Auto-Close Behaviour

open_page() automatically closes any currently open page before opening the edit, matching the behaviour of begin_page(). end_document() also auto-closes any open edit page.

Font and Image Resources

Fonts and images used in overlay content are merged into the page’s resource dictionary at end_document() time. A page edited with a different font than its original content will have both fonts in its /Resources.

Design Decisions

Why Not PDF Incremental Updates (Section 7.5.6)?

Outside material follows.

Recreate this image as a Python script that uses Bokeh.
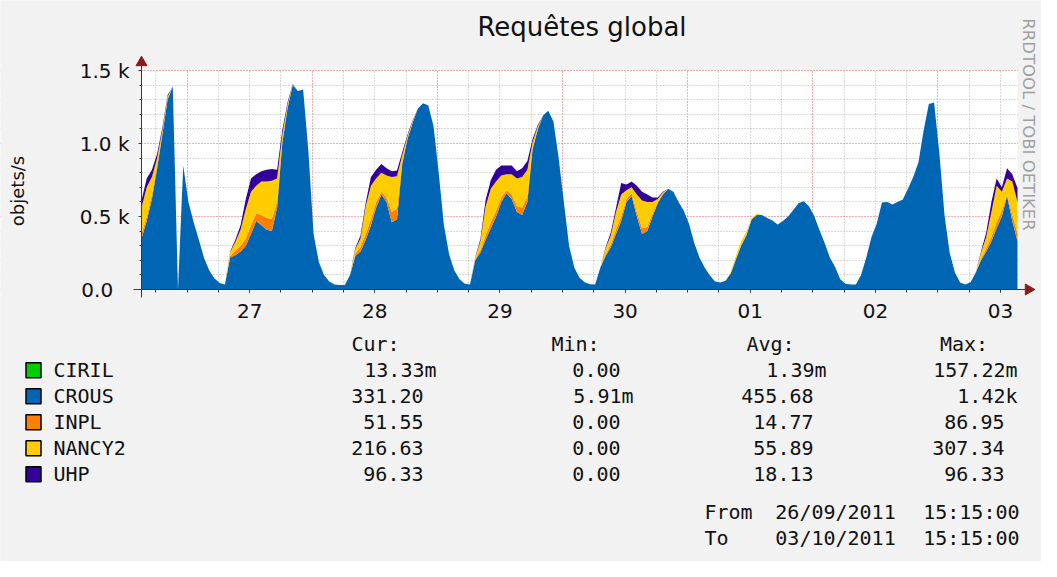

Incremental Updates are designed for appending to an already-finalized PDF file (one where end_document() has been called and the xref/trailer have been written). Since open_page() is called while the document is still being constructed, incremental updates would be unnecessarily complex — requiring seek() support on the writer, which breaks streaming to non-seekable targets.

Why Deferred Page Dicts?

Previously, end_page() wrote content streams and page dicts together. The insight is that content streams must be freed immediately (low memory guarantee), but page dicts are tiny (~200 bytes) and can be accumulated without meaningful overhead. Deferring only the page dict write — until end_document() — lets us compose /Contents arrays from multiple streams without any file seeking.

Object ID Pre-Allocation

Page dict object IDs are pre-allocated in end_page() (when the content stream is written) so that the xref table has a complete picture. The actual page dict bytes are written later in write_page_dicts(), but the ID is reserved immediately. This is why no ID gaps or renumbering occur.

Limitations

Examples

See pdf-core/examples/generate_page_numbers.rs for a complete working example showing multi-page textflow with page numbering added in a second pass.